Your students have a new home for the next four years. And while Wake Forest is a great second home, you don’t necessarily move in and on Day One or even Week One (or Two) have it feel like your real Home. Homesickness and adjustment issues are very common – expected even – at the start of school. First-year students can miss their parents, siblings, high school friends, and pets. They may also miss the familiar and comfortable.
Homesickness varies from student to student. For some it begins as soon as they said goodbye to you after Orientation. For others it may take weeks (or months) to come – if it comes at all. I was happy as a clam freshman year until I went home with my roommate for Fall Break, and then I was painfully aware that I was not in MY house and MY bed with MY parents. And that’s when I felt homesick.
So, if homesickness hits your student and you can hear it in his or her voice/texts/emails, what can you do?
– Provide a comforting ear when your student contacts you. Remind your student that college is always an adjustment and it’s normal to miss home, family, and/or high school friends.

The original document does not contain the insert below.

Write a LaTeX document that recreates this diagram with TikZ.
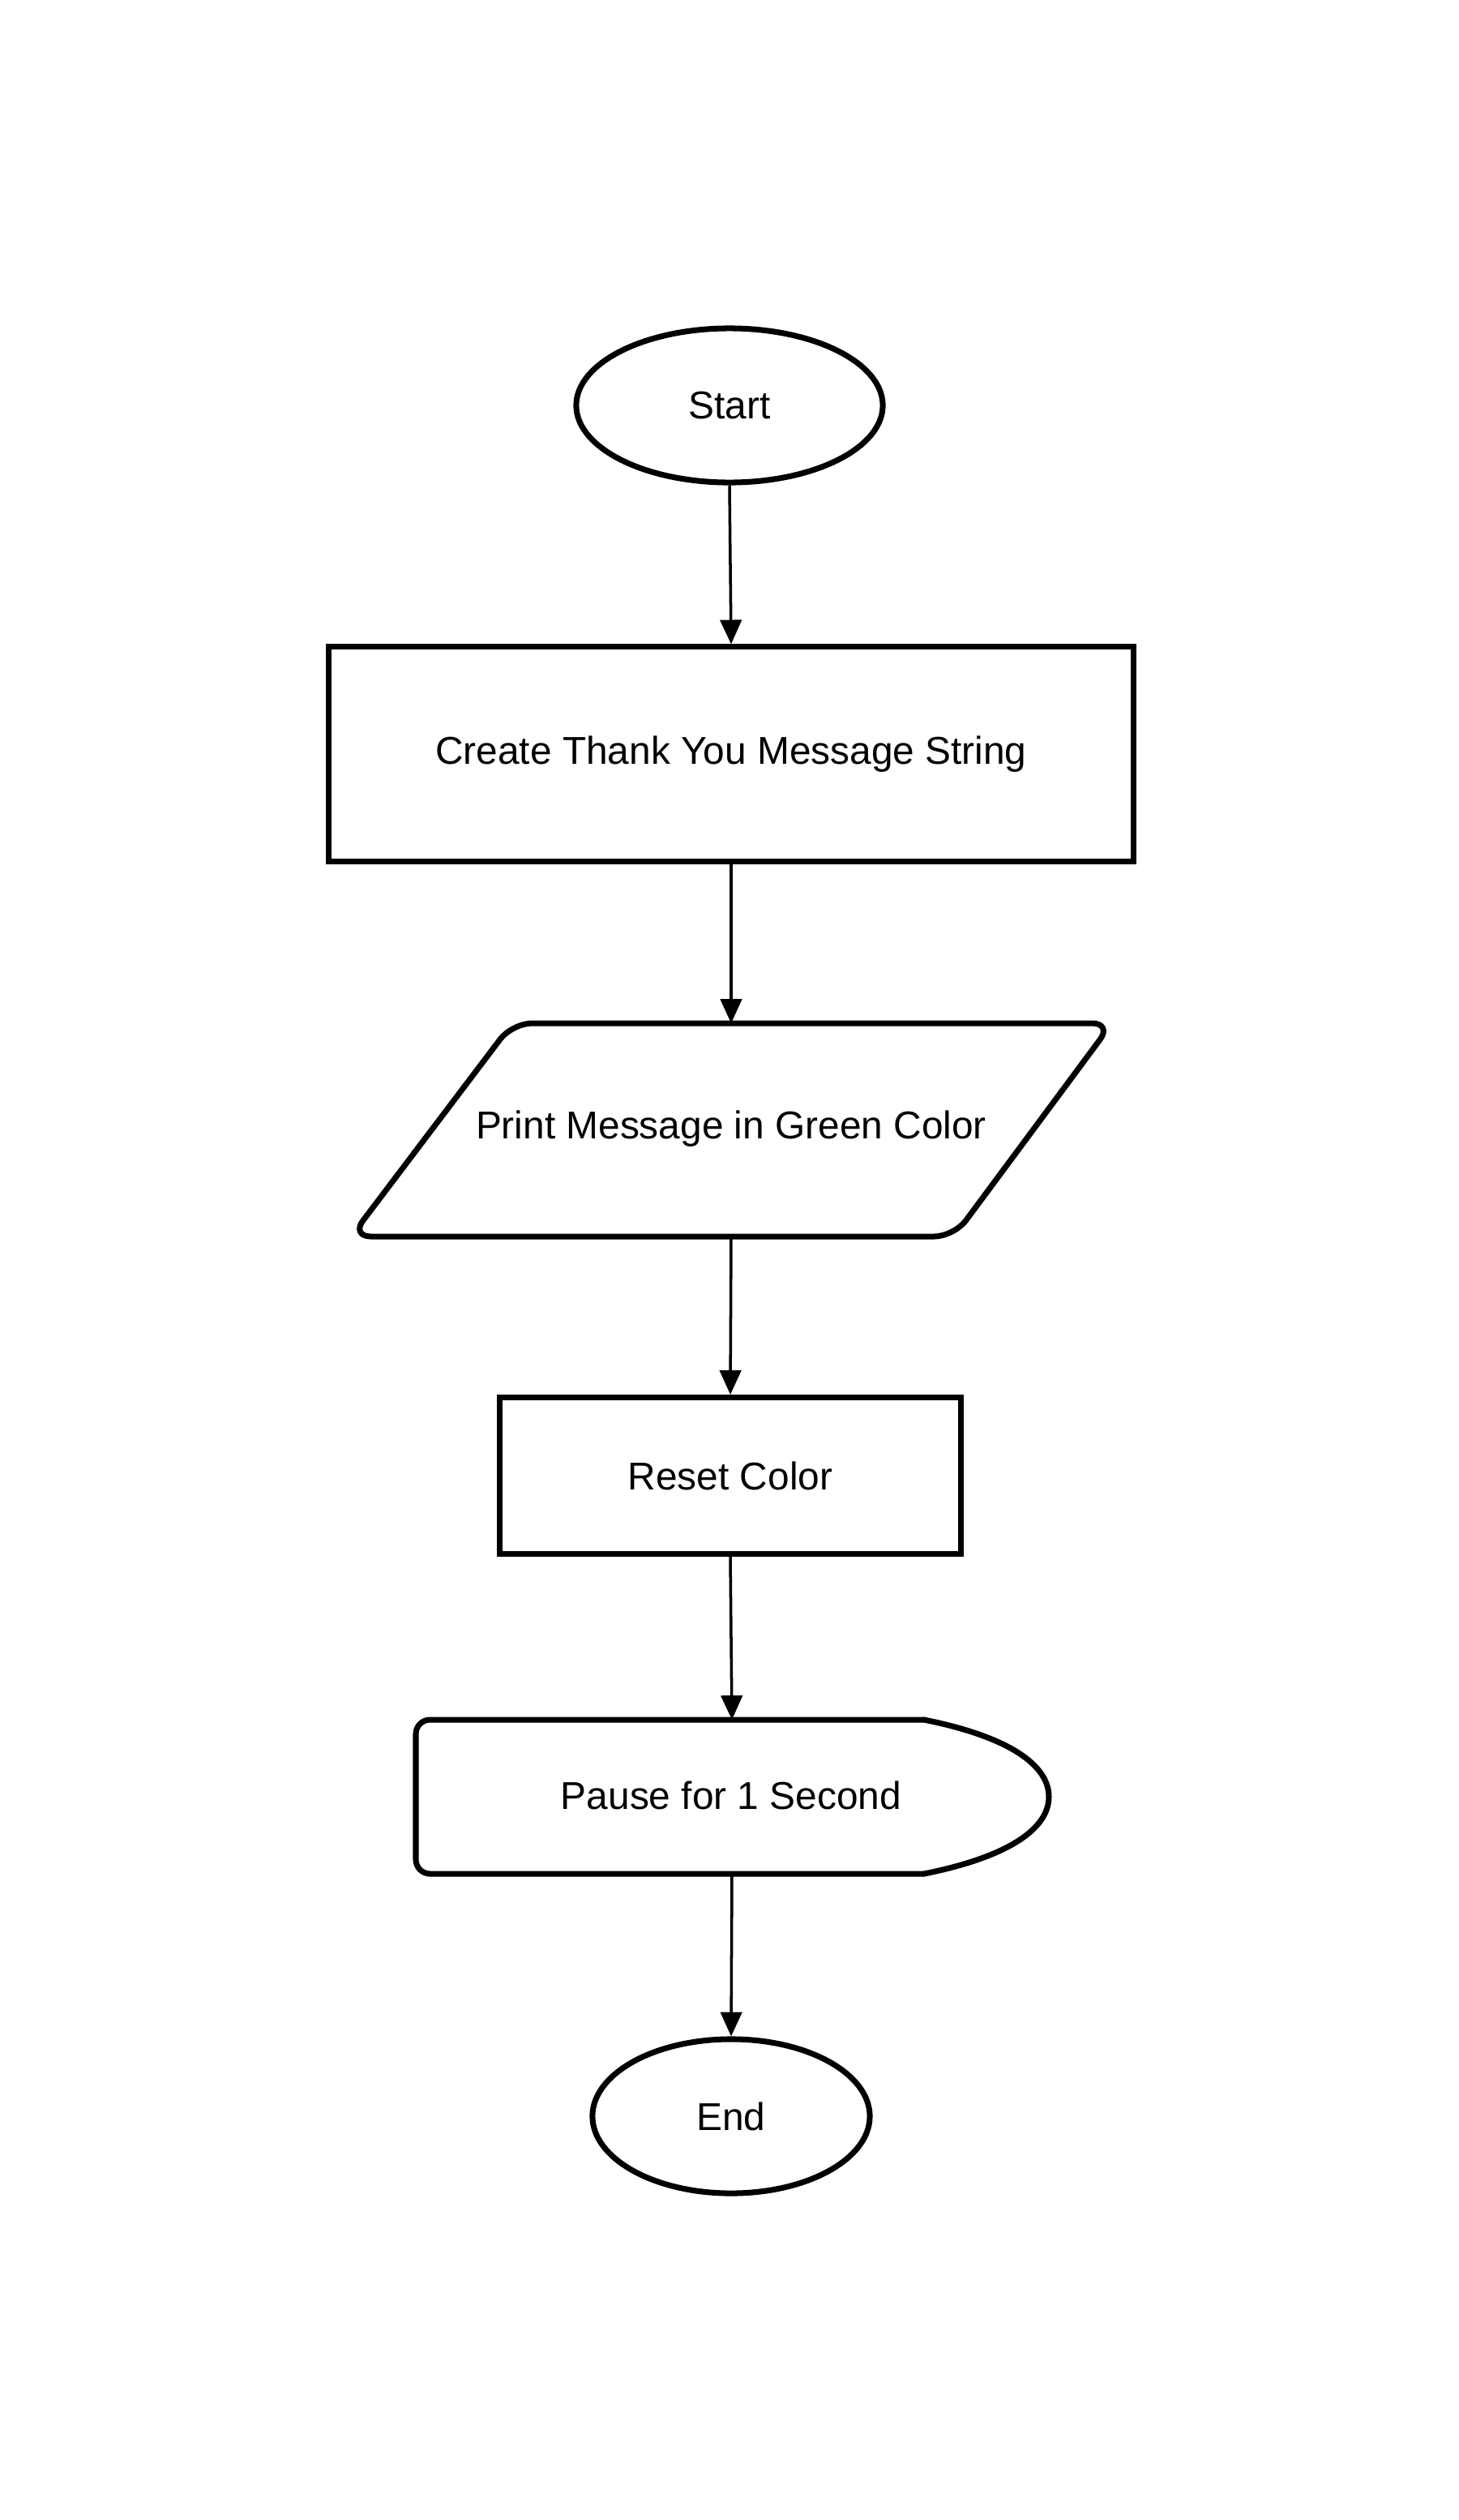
\documentclass[tikz,border=0pt]{standalone}
\usepackage{fontspec}
\setmainfont{Liberation Sans}
\usetikzlibrary{shapes.geometric,arrows.meta}
\begin{document}
\begin{tikzpicture}[x=0.01cm,y=-0.01cm,
  shapeline/.style={line width=2pt},
  lbl/.style={font=\fontsize{13.6}{16}\selectfont},
  term/.style={draw, ellipse, shapeline, inner sep=0pt, lbl},
  procbox/.style={draw, rectangle, shapeline, inner sep=0pt, lbl},
  conn/.style={line width=1pt, -{Triangle[length=8.5pt,width=7.5pt]}}]
\useasboundingbox[fill=white] (0,0) rectangle (1800,3108);

\node[term, minimum width=3.78cm, minimum height=1.9cm] (start) at (900,500) {Start};

\node[procbox, minimum width=9.92cm, minimum height=2.64cm] (create) at (902,930) {Create Thank You Message String};

\draw[shapeline, rounded corners=7pt] (632,1262) -- (1372,1262) -- (1177,1525) -- (433,1525) -- cycle;
\node[lbl] (print) at (902,1392) {Print Message in Green Color};
\coordinate (printtop) at (902,1262);
\coordinate (printbot) at (902,1525);

\node[procbox, minimum width=5.68cm, minimum height=1.93cm] (reset) at (901,1820) {Reset Color};

\draw[shapeline, rounded corners=5pt, line cap=round] (1140,2121) -- (513,2121) -- (513,2311) -- (1140,2311);
\draw[shapeline, line cap=round] (1140,2311) .. controls (1245,2290) and (1294,2255) .. (1294,2216) .. controls (1294,2177) and (1245,2142) .. (1140,2121);
\node[lbl] (pause) at (902,2214) {Pause for 1 Second};
\coordinate (pausetop) at (903,2121);
\coordinate (pausebot) at (903,2311);

\node[term, minimum width=3.42cm, minimum height=1.9cm] (end) at (902,2610) {End};

\draw[conn] (start.south) -- (create.north);
\draw[conn] (create.south) -- (printtop);
\draw[conn] (printbot) -- (reset.north);
\draw[conn] (reset.south) -- (pausetop);
\draw[conn] (pausebot) -- (end.north);
\end{tikzpicture}
\end{document}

– Encourage your student to talk to others on his/her hall – roommate, hallmates, Resident Adviser (RA). There are likely other students feeling the same way, and they can bond together. It can be especially helpful for your student to talk to his/her RA, as there may be other hallmates experiencing the same thing, and the RA can perhaps help encourage the hallmates to bond together.
– Send care packages. Some of your student’s favorite non-perishable foods from home can be a great comfort. Consider sending any regional items that might not be available here in Winston-Salem, as those foods tend to be the ones students miss the most. A side benefit of sending a care package full of goodies is that your student can invite others to share in the bounty – and make new friend connections at the same time!
– Remind your student to leave the door open if he/she is just hanging out in the room – and make eye contact/say hello/invite other hallmates to talk or hang out. That’s part of how you build community on a college campus. (Of course, students are urged to keep their doors locked when they are not in the room, when they are asleep, etc.)
– Resist the urge to call/text/email your student too much. Offer support, but let your student navigate the waters him/herself. Students have to learn to sit with discomfort – and discover they have the ability to work through issues on their own. Too much contact or support from mom and dad and loved ones can rob the student of the chance to self-soothe and learn to manage independently.
– Resist the urge to come here to visit or fly your student home to be with you. This is tempting, but it is a short term fix. Having your student home temporarily soothes their homesickness, but it could make it harder for him/her to go back to Wake. It also robs your student of the chance to work through the discomfort of homesickness. If he/she stays on campus (and you stay home), it will force your student to figure out how to adjust – which will build resilience. It likely will also encourage your student to get engaged in campus activities, and that connection to others will help make Wake feel more like home.
However, if you are concerned that your student is unusually homesick or depressed, suggest he/she talk to the RA or the Counseling Center for additional support.
There is a second major transition for most of our students – and that is sharing a room and sharing a common bathroom. Most of our students have never shared a room with a sibling before. It’s a big shift.
There are often adjustment issues between roommates – over sharing of personal property or clothing, what time the lights should go out, how loud the music is, when is ‘study time’ vs. ‘friends time.’
If your student says there is an issue with his/her roommate, remind your student to talk to the roommate calmly and kindly about any issues of concern. It is generally best if the students work out their roommate disputes themselves, without parental involvement.
Roommates were asked to complete a Roommate Agreement the night or two of school to outline the do’s and don’ts of their room. That informal contract can be renegotiated at any time – so if there is an issue, the roommates can and should talk about it and reach a new agreement. You can refer your student back to the agreement if needed.
If your student can’t reach agreement with the roommate, the next step is for the student to ask the RA for assistance in mediating the situation. If that does not satisfy both roommates, the RA can involve the hall director in the mediation. Navigating interpersonal conflict is one of the more difficult lessons students learn outside the classroom. It is also one of the most vital experiences your student can have and is integral to his or her long term success in personal and professional relationships. Encourage your students to be good neighbors to their roommate and hallmates, and if conflicts arise, to be honest and direct, to give and receive criticism with grace, and to find ways to compromise and reach agreement.
This is easy to say and hard to do, but is very important: if your student is experiencing a roommate conflict, resist the urge to get involved yourself. This is a moment where you will help your student grow and learn the most if you let your student navigate the path himself/herself.